A clear, single, high value (read no brainer), intro offer will always perform best. Simplify.
To wrap this up there is one last thing to consider:
The longevity of your intro pass.
Unlike almost every other pass, your intro “special” is just that – a special. This means that you can change it!
Yes, you can switch up what your intro is even every quarter if want and it will probably not upset the balance of things. For example, if you regularly experience a January boom it might make sense to run a 2 week intro to try to speed up conversion to membership faster. Whereas later in the year, you may run a 1 month intro to be sure your intro sale rate stays high.

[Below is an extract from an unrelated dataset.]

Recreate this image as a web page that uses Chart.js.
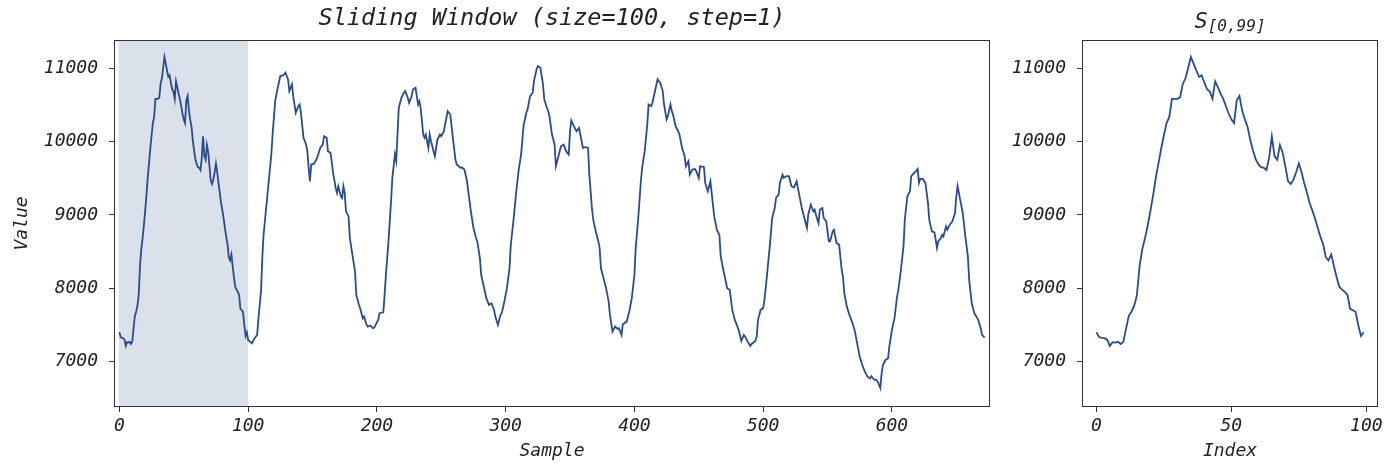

The discussion around the intro pass is exemplary of so many other factors in your yoga business. It highlights that success is the accumulation of smaller, thought out details, and a clear plan of attack, not some magical singular thing that you just haven’t heard of yet.
So whichever intro structure you choose to implement, be sure you put systems in place to support it:
- An intelligent pricing structure that makes purchasing your intro pass and autopay membership no brainers and deters your students from purchasing low-commitment passes
- A well-thought out funnel for your intro students to add value and educate them on the culture of your studio (email campaign, phone calls, desk convo, etc)
- Highly trained teachers and front desk staff with sales scripts for your intro and conversion to membership
When it comes to the prices you charge, or the length of time you offer on your intro, it’s so much deeper than just what your competition is doing or offering as many options as possible in an effort to accommodate all of the special cases in your business.
It’s all part of your holistic strategy for success in your unique business.